TRANSIMS (Transportation Analysis Simulation System) is part of a multi-track Travel Model Improvement Program sponsored by the U. S. Department of Transportation (DOT), and the Environmental Protection Agency (EPA). The main objective of this thesis is to enhance and implement a principal module in TRANSIMS, called the Route Planner Module. The purpose of the Route Planner Module is to find time-dependent label-constrained shortest paths for transportation activities performed by travelers in the system. There are several variations of shortest path problems and algorithms that vary by application, contexts, complexity, required data, and computer implementation techniques. In general, these variants require some combination of the following inputs: a network consisting of nodes and links, and a travel time function on each link, which could be a time-independent or a time-dependent function, where the time-dependent functions account for time-of-day delays resulting from actual travel conditions such as peak-hour congestion. The problem then seeks a shortest path between one or more origin-destination pairs. A new variant, introduced in the context of TRANSIMS and which is the focus of the present study, also specifies labels for each arc denoting particular modes of travel, along with strings of admissible labels that delineate the permissible travel mode sequences that could be adopted by the user in traveling from the origin to the destination of the trip.

The technique adopted by TRANSIMS to identify a suitable travel route for any user is a variant of Dijkstra's procedure for finding shortest paths, which is suitably modified to accommodate time-dependent travel times and label sequence constraints. The underlying problem is referred to as a Time-Dependent Label-Constrained Shortest Path Problem. The main objective of this research is to improve upon this procedure and study its implementation in order to develop a more effective scheme for determining time-dependent label-constrained shortest paths as a practical routing tool in multimodal transportation networks.

Specifically, we enhance the following features of this procedure: (a) We recommend a method to work implicitly with a certain composition graph G* that combines the transportation network with the admissible label-sequence graph. This graph G* captures all possible paths for a given single trip starting from the origin node and ending at the destination node, while conforming with the admissible mode string.

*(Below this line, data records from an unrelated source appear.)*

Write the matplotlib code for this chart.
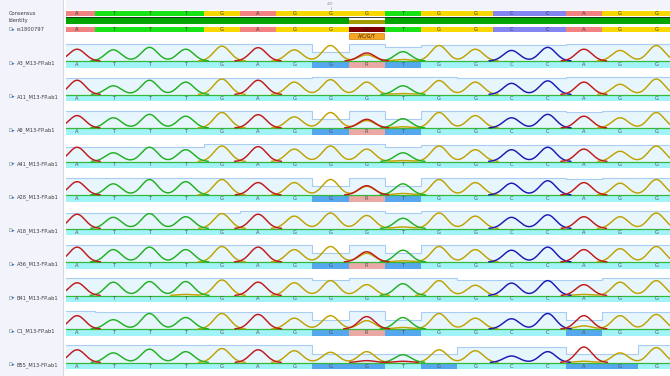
import numpy as np
import matplotlib.pyplot as plt
from matplotlib.patches import Rectangle

plt.rcParams['font.family'] = ['DejaVu Sans']

# ---------------- data ----------------
consensus = list("ATTTGAGGGTGGCCAGG")
rs_name = "rs1800797"
rs_seq = list("ATTTGAGGNTGGCCAGG")
identity = [1, 1, 1, 1, 1, 1, 1, 1, 0.62, 1, 1, 1, 1, 1, 1, 1, 1]
ambiguity_col = 8
ambiguity_text = "A/C/G/T"
ruler_pos = 7.5
ruler_label = "400"

names = ["A3_M13-FP.ab1", "A11_M13-FP.ab1", "A8_M13-FP.ab1", "A41_M13-FP.ab1",
         "A28_M13-FP.ab1", "A18_M13-FP.ab1", "A36_M13-FP.ab1", "B41_M13-FP.ab1",
         "C1_M13-FP.ab1", "B55_M13-FP.ab1"]

calls = ["ATTTGAGGRTGGCCAGG", "ATTTGAGGGTGGCCAGG", "ATTTGAGGRTGGCCAGG",
         "ATTTGAGGGTGGCCAGG", "ATTTGAGGRTGGCCAGG", "ATTTGAGGGTGGCCAGG",
         "ATTTGAGGRTGGCCAGG", "ATTTGAGGGTGGCCAGG", "ATTTGAGGRTGGCCAGG",
         "ATTTGAGGGTGGCCAGG"]

# base-call flags: '-' normal, 'b' low quality, 'p' ambiguous
flags = ["-------bpb-------", "-----------------", "-------bpb-------",
         "-----------------", "-------bpb-------", "-----------------",
         "-------bpb-------", "-----------------", "-------bpb----b--",
         "-------bb-b---bb-"]

# primary peak heights (channel = consensus base of each column)
primary = [
    [.76, .72, .88, .76, .96, .86, .72, 1.0, .40, .60, 1.0, .76, .68, .88, .76, .68, 1.0],
    [.92, .56, .92, .80, 1.0, .92, .80, .96, .80, .56, .90, .80, .72, .88, .80, .66, 1.0],
    [.80, .66, .88, .76, 1.0, .86, .72, 1.0, .48, .60, 1.0, .80, .66, .88, .76, .66, 1.0],
    [.92, .56, .92, .76, 1.0, .96, .80, 1.0, .80, .56, 1.0, .76, .76, .92, .80, .66, 1.0],
    [.86, .72, 1.0, .86, 1.0, .80, .80, 1.0, .56, .72, 1.0, .80, .76, .92, .80, .76, 1.0],
    [.92, .72, .96, .76, .96, .92, .80, 1.0, .84, .66, 1.0, .80, .72, .88, .76, .76, 1.0],
    [.96, .80, .96, .80, 1.0, .96, .80, 1.0, .56, .76, 1.0, .80, .76, .96, .80, .86, 1.0],
    [.82, .86, .90, .90, 1.0, .86, .82, .96, .70, .76, .96, .66, .80, .96, .70, .86, .96],
    [.86, .60, 1.0, .74, 1.0, .94, .70, .86, .54, .74, 1.0, .70, .66, 1.0, .86, .86, .94],
    [.82, .62, .86, .70, .90, .82, .76, .66, .70, .50, .82, .76, .42, .70, 1.0, .62, .96],
]

# secondary peaks: (column, base, height)
secondary = [
    [(8, 'A', .52), (9, 'G', .10)],
    [(9, 'G', .06)],
    [(8, 'A', .56), (9, 'G', .08)],
    [(9, 'G', .06)],
    [(8, 'A', .60), (9, 'G', .10)],
    [(9, 'G', .10)],
    [(8, 'A', .66), (9, 'G', .08)],
    [(3, 'G', .07), (14, 'G', .07)],
    [(8, 'A', .80), (9, 'G', .10), (14, 'G', .20)],
    [(8, 'A', .12), (9, 'A', .08), (14, 'G', .08)],
]

# per-column quality (1 = full box height)
quality = [
    [1, 1, 1, 1, 1, 1, 1, .5, 1, .8, .9, .9, .9, .9, 1, 1, 1],
    [.92, .92, .92, .92, .92, .92, .92, 1, 1, 1, 1, .92, .92, .92, 1, 1, 1],
    [.95, .95, .95, .95, .95, .95, 1, .5, 1, .5, .95, 1, 1, 1, .9, .95, .95],
    [.85, .85, .85, .85, 1, 1, 1, 1, 1, .85, .95, .95, .95, .95, .95, .95, .95],
    [.95, .95, .95, .95, .95, 1, 1, .5, 1, .5, .95, 1, .95, .95, .9, .98, .98],
    [.88, .88, .88, .88, .88, 1, 1, 1, 1, .9, 1, 1, 1, 1, 1, 1, 1],
    [1, .95, .95, .95, .95, 1, 1, .5, 1, .5, 1, 1, 1, 1, 1, 1, 1],
    [1, 1, 1, 1, 1, 1, 1, .9, 1, 1, 1, .9, .9, .9, .9, 1, 1],
    [1.05, 1, 1, 1, 1, 1, 1, .5, 1.05, .5, .95, 1, 1, 1, .5, .95, .95],
    [1, 1, 1, 1, 1, 1, 1, .5, .5, .5, .5, .9, .9, .9, .5, .5, 1],
]

# ---------------- styles ----------------
cons_col = {'A': '#f38383', 'T': '#17e317', 'G': '#f8d800', 'C': '#8484f2', 'N': '#800000'}
trace_col = {'A': '#c01a1a', 'T': '#22b022', 'G': '#c0a200', 'C': '#1a1ab4'}
flag_col = {'-': '#a2f3f8', 'b': '#55a7ee', 'p': '#eaa9a4'}
panel_bg = '#f3f3fb'
txt_col = '#3c3c3c'

W, H = 670, 376
fig = plt.figure(figsize=(W / 100, H / 100), dpi=100)
fig.patch.set_facecolor('white')

# left label panel
axl = fig.add_axes([0, 0, 63 / W, 1])
axl.set_xlim(0, 63)
axl.set_ylim(H, 0)
axl.set_facecolor(panel_bg)
axl.set_xticks([])
axl.set_yticks([])
for s in ['top', 'left', 'bottom']:
    axl.spines[s].set_visible(False)
axl.spines['right'].set_color('#d6d6e6')
axl.spines['right'].set_linewidth(0.8)

# main alignment area, x in base columns
colw = 36.2
xmin, xmax = 7 / colw, 611 / colw
ax = fig.add_axes([66 / W, 0, 604 / W, 1])
ax.set_xlim(xmin, xmax)
ax.set_ylim(H, 0)
ax.axis('off')

n = len(consensus)
cx = np.arange(n) + 0.5
fs_lab = 3.7
fs_base = 3.7

# ruler band
ax.axhspan(0, 9.5, color=panel_bg, lw=0)
ax.text(ruler_pos, 4.2, ruler_label, fontsize=2.4, color='#8a8a9a', ha='center', va='center')
ax.plot([ruler_pos, ruler_pos], [6.5, 9.0], color='#9a9aaa', lw=0.4)

# consensus row
ax.bar(cx, 5.2, bottom=11.0, width=1.0, color=[cons_col[b] for b in consensus], lw=0)
for x, b in zip(cx, consensus):
    ax.text(x, 13.7, b, fontsize=fs_base, color=txt_col, ha='center', va='center')
ax.plot([xmin, xmax], [16.6, 16.6], color='#202020', lw=0.6)

# identity row
ident_colors = ['#00a500' if v >= 1 else '#a19a00' for v in identity]
ax.bar(cx, [-7.0 * v for v in identity], bottom=24.3, width=1.0, color=ident_colors, lw=0)

# rs row
ax.bar(cx, 5.5, bottom=26.5, width=1.0, color=[cons_col[b] for b in rs_seq], lw=0)
for x, b in zip(cx, rs_seq):
    ax.text(x, 29.3, b, fontsize=fs_base, color='#1a1a1a' if b == 'N' else txt_col,
            ha='center', va='center')
ax.add_patch(Rectangle((ambiguity_col + 0.02, 33.0), 0.96, 5.6, facecolor='#f5a623',
                       edgecolor='#c8830a', lw=0.5))
ax.text(ambiguity_col + 0.5, 35.9, ambiguity_text, fontsize=3.4, color='#3a2000',
        ha='center', va='center')

# left panel labels
axl.text(8.3, 13.6, "Consensus", fontsize=fs_lab, color=txt_col, va='center')
axl.text(8.3, 20.6, "Identity", fontsize=fs_lab, color=txt_col, va='center')


def icon(y):
    axl.text(8.6, y, "D", fontsize=3.4, color='#7a7a86', va='center')
    axl.text(12.0, y, "\u25b8", fontsize=3.8, color='#2a6fd0', va='center')


icon(29.4)
axl.text(16.7, 29.4, rs_name, fontsize=fs_lab, color=txt_col, va='center')

# chromatogram tracks
xs = np.linspace(xmin, xmax, 1800)
sig = 0.22
peak_px = 15.5
box_px = 17.5
edges = np.arange(n + 1)
order = ['G', 'C', 'T', 'A']

for k, name in enumerate(names):
    L = 63.5 + 33.5 * k
    yb = L - 2.5
    q = np.array(quality[k] + [quality[k][-1]], dtype=float)
    top = yb - box_px * q
    ax.fill_between(edges, top, yb, step='post', color='#e6f6fc', lw=0)
    ax.step(edges, top, where='post', color='#a9cdf2', lw=0.8)

    ax.bar(cx, 6.5, bottom=yb, width=1.0, color=[flag_col[f] for f in flags[k]], lw=0)
    for x, b in zip(cx, calls[k]):
        ax.text(x, yb + 3.5, b, fontsize=fs_base, color='#505050', ha='center', va='center')

    ax.plot([xmin, xmax], [yb, yb], color='#38b838', lw=0.9)

    chans = {c: np.zeros_like(xs) for c in 'ACGT'}
    for i, h in enumerate(primary[k]):
        chans[consensus[i]] += h * np.exp(-0.5 * ((xs - cx[i]) / sig) ** 2)
    for (i, b, h) in secondary[k]:
        chans[b] += h * np.exp(-0.5 * ((xs - cx[i]) / sig) ** 2)
    for c in order:
        s = chans[c]
        y = yb - peak_px * s
        y = np.where(s < 0.012, np.nan, y)
        ax.plot(xs, y, color=trace_col[c], lw=1.05, solid_capstyle='round')

    icon(L)
    axl.text(16.7, L, name, fontsize=fs_lab, color=txt_col, va='center')

fig.savefig("out.png", dpi=100, facecolor='white')
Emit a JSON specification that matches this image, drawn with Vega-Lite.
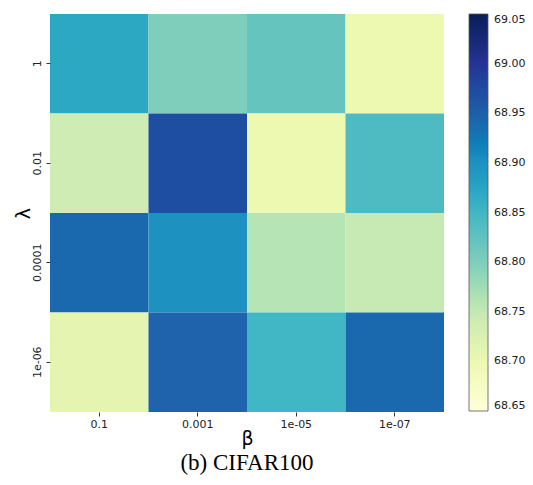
{
  "$schema": "https://vega.github.io/schema/vega-lite/v6.json",
  "autosize": "none",
  "width": 394,
  "height": 398,
  "padding": {"left": 50, "top": 14, "right": 89, "bottom": 73},
  "background": "white",
  "title": {"text": "(b) CIFAR100", "orient": "bottom", "font": "Liberation Serif", "fontSize": 23, "fontWeight": "normal", "color": "black", "offset": 4, "anchor": "middle"},
  "data": {"values": [
    {"lambda": "1", "beta": "0.1", "acc": 68.87},
    {"lambda": "1", "beta": "0.001", "acc": 68.80},
    {"lambda": "1", "beta": "1e-05", "acc": 68.82},
    {"lambda": "1", "beta": "1e-07", "acc": 68.70},
    {"lambda": "0.01", "beta": "0.1", "acc": 68.74},
    {"lambda": "0.01", "beta": "0.001", "acc": 68.97},
    {"lambda": "0.01", "beta": "1e-05", "acc": 68.70},
    {"lambda": "0.01", "beta": "1e-07", "acc": 68.84},
    {"lambda": "0.0001", "beta": "0.1", "acc": 68.94},
    {"lambda": "0.0001", "beta": "0.001", "acc": 68.90},
    {"lambda": "0.0001", "beta": "1e-05", "acc": 68.76},
    {"lambda": "0.0001", "beta": "1e-07", "acc": 68.75},
    {"lambda": "1e-06", "beta": "0.1", "acc": 68.71},
    {"lambda": "1e-06", "beta": "0.001", "acc": 68.945},
    {"lambda": "1e-06", "beta": "1e-05", "acc": 68.85},
    {"lambda": "1e-06", "beta": "1e-07", "acc": 68.94}
  ]},
  "mark": {"type": "rect"},
  "encoding": {
    "x": {"field": "beta", "type": "nominal", "sort": ["0.1", "0.001", "1e-05", "1e-07"],
      "scale": {"paddingInner": 0, "paddingOuter": 0},
      "axis": {"title": "β", "titleFont": "DejaVu Sans", "titleFontSize": 19, "titleFontWeight": "normal", "titleColor": "black", "titlePadding": 0,
        "labelFont": "DejaVu Sans", "labelFontSize": 11, "labelColor": "#222", "labelAngle": 0, "labelPadding": 2,
        "domain": false, "ticks": true, "tickSize": 4, "tickColor": "#333"}},
    "y": {"field": "lambda", "type": "nominal", "sort": ["1", "0.01", "0.0001", "1e-06"],
      "scale": {"paddingInner": 0, "paddingOuter": 0},
      "axis": {"title": "λ", "titleFont": "DejaVu Sans", "titleFontSize": 19, "titleFontWeight": "normal", "titleColor": "black", "titlePadding": -2,
        "labelFont": "DejaVu Sans", "labelFontSize": 11, "labelColor": "#222", "labelAngle": 270, "labelAlign": "center", "labelBaseline": "bottom", "labelPadding": 4,
        "domain": false, "ticks": true, "tickSize": 4, "tickColor": "#333"}},
    "color": {"field": "acc", "type": "quantitative",
      "scale": {"domain": [68.65, 68.70, 68.75, 68.80, 68.85, 68.90, 68.95, 69.00, 69.05],
        "range": ["#ffffd9", "#edf8b1", "#c7e9b4", "#7fcdbb", "#41b6c4", "#1d91c0", "#225ea8", "#253494", "#081d58"]},
      "legend": {"title": null, "gradientLength": 397, "gradientThickness": 19, "offset": 25,
        "values": [68.65, 68.70, 68.75, 68.80, 68.85, 68.90, 68.95, 69.00, 69.05],
        "format": ".2f", "labelFont": "DejaVu Sans", "labelFontSize": 11, "labelColor": "#222",
        "gradientStrokeColor": "#555", "gradientStrokeWidth": 0.8, "labelOffset": 6}}
  },
  "config": {"view": {"stroke": null}}
}
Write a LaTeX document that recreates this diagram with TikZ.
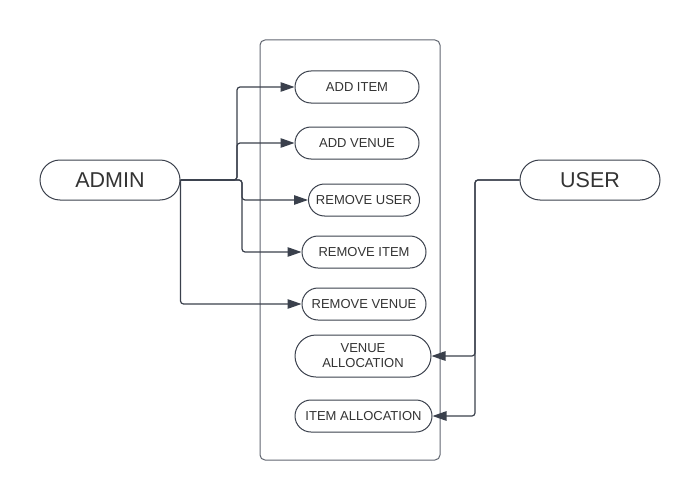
\documentclass[tikz,border=0pt]{standalone}
\usepackage{fontspec}
\setmainfont{Liberation Sans}
\usetikzlibrary{arrows.meta}
\definecolor{ink}{HTML}{3A404C}
\definecolor{txt}{HTML}{333333}
\tikzset{
  uc/.style={draw=ink, line width=1pt, rectangle, rounded corners=#1, inner sep=0pt, text=txt, font=\fontsize{13}{15}\selectfont, align=center},
  actor/.style={uc=20pt, minimum width=140pt, minimum height=40pt, font=\fontsize{21.5}{24}\selectfont},
  conn/.style={draw=ink, line width=1.2pt, rounded corners=3pt, -{Triangle[length=14pt,width=9.5pt]}},
  box/.style={draw=ink!80, line width=1pt, rounded corners=5pt}
}
\begin{document}
\begin{tikzpicture}[x=1pt,y=-1pt]
\useasboundingbox (0,0) rectangle (700,500);
\draw[box] (260,40) rectangle (440,460);
\node[actor] (admin) at (110,180) {ADMIN};
\node[actor] (user) at (590,180) {USER};
\node[uc=16pt, minimum width=124pt, minimum height=32pt] (additem) at (357,87) {ADD ITEM};
\node[uc=16pt, minimum width=124pt, minimum height=32pt] (addvenue) at (357,143) {ADD VENUE};
\node[uc=16pt, minimum width=111pt, minimum height=32pt] (remuser) at (364,200) {REMOVE USER};
\node[uc=16pt, minimum width=124pt, minimum height=32pt] (remitem) at (364,252) {REMOVE ITEM};
\node[uc=16pt, minimum width=124pt, minimum height=32pt] (remvenue) at (364,304) {REMOVE VENUE};
\node[uc=21pt, minimum width=136pt, minimum height=42pt] (venalloc) at (363,356) {VENUE\\ALLOCATION};
\node[uc=16pt, minimum width=137pt, minimum height=32pt] (italloc) at (363.5,416) {ITEM ALLOCATION};
\coordinate (ja) at (237,180);
\coordinate (jb) at (242,180);
\coordinate (ju) at (475,180);
\draw[conn] (admin.east) -- (ja) |- (additem.west);
\draw[conn] (admin.east) -- (ja) |- (addvenue.west);
\draw[conn] (admin.east) -- (jb) |- (remuser.west);
\draw[conn] (admin.east) -- (jb) |- (remitem.west);
\draw[conn] (admin.east) |- (remvenue.west);
\draw[conn] (user.west) -- (ju) |- (venalloc.east);
\draw[conn] (user.west) -- (ju) |- (italloc.east);
\end{tikzpicture}
\end{document}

(b) We use more modern partitioned shortest path algorithmic schemes to implement the time-dependent label-constrained procedure.

(c) We introduce the notion of curtailing search based on various indicators of progress and projected travel times to complete the trip.

Finally, computer programs in C++ are written to implement the proposed overall algorithm, and are applied to solve some real multimodal transportation network problems. The indicators used to evaluate the performance of the algorithm include (i) time taken for computation on the real network, (ii) quality of solution obtained, (iii) ease of implementation, and (iv) extensibility of the algorithm for solving other variants of the shortest path problem. The results exhibit that the proposed algorithm, even without the approximate curtailing of the search process, exhibits good performance in finding optimal routes for real multimodal transportation networks. Although the various heuristic curtailments result in only approximate solutions, typically, they run much faster than the exact algorithm for the intuitive reason that the shortest path tree developed grows more pointedly in the direction of the destination. Among the different strategies implemented, our results suggest that the scheme based on the geometric structure of the underlying network, using either a constant predictive term, or multiplying this term with a suitable exponential decay function, yields an attractive candidate for heuristically curtailing the search.